En materia de sustitución, se prescinde de aquellas penas sustitutivas que carecen de sentido respecto de delincuentes sin problemas de integración social (libertad vigilada), y pone condiciones para la sustitución (por remisión condicional o reclusión parcial en el domicilio o, en casos más graves, en establecimientos especiales) en el caso concreto, asociadas a la pena concreta y a la concurrencia o no de atenuantes o agravantes muy calificadas. De acuerdo con esto, la Ley no excluye a priori la sustitución de la pena respecto de ninguna condena que no exceda de 5 años de privación de libertad a quien no tiene condenas previas aún relevantes, pero —y este es su corazón y el verdadero trasfondo del rechazo— pone término a la concesión virtualmente automática y sin excepciones de la sustitución en este escenario.

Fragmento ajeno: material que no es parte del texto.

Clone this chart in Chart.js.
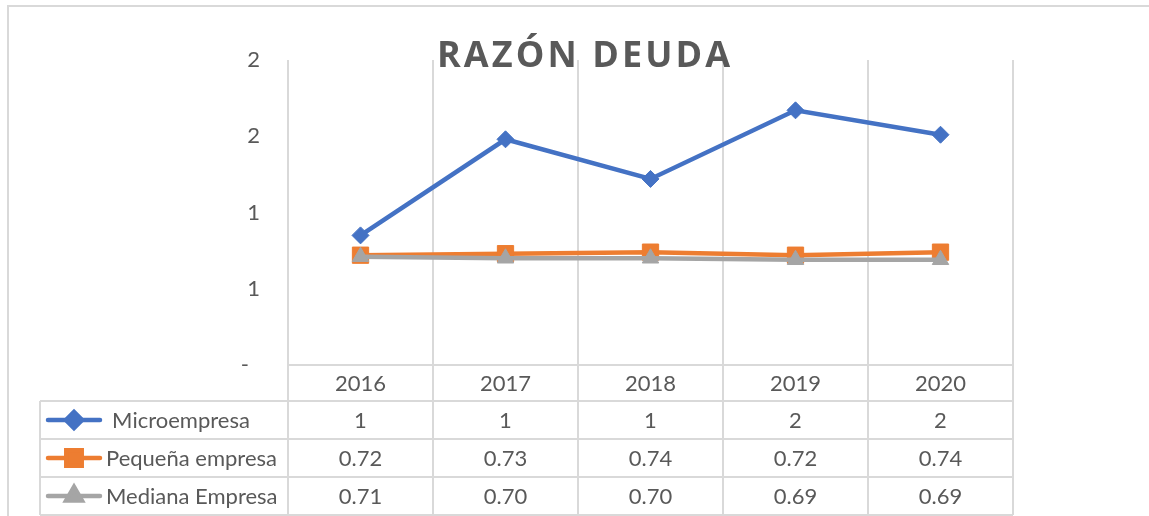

Se ha fustigado que este «sistema penal paralelo» vulneraría la igualdad ante la Ley, lo que solo puede provocar perplejidad en quien conozca la Ley Penal chilena, plagada de regímenes «paralelos» de determinación de pena, como, por ejemplo, en materia de control de armas, de conducción en estado de ebriedad, de cohecho (atendiendo, precisamente, a la posición jerárquica del sujeto, art. 251 quinquies N° 1 CP) o, muy significativamente, de hurtos y robos, sin contar con múltiples exclusiones de sustitución de penas de encierro en la Ley N° 18.216 (comentario aparte merecería que un ente empresarial funde su reclamo también en un privilegio para personal de micro y pequeñas empresas). Por cierto, todos estos regímenes y el que la Ley ahora establece son susceptibles de crítica, pero no por atentar contra la igualdad ante la ley, sino por la racionalidad de su diseño y efectos concretos. Sobre esto, que es de lo que deberíamos estar discutiendo, habrá que volver, sin embargo, en otra oportunidad.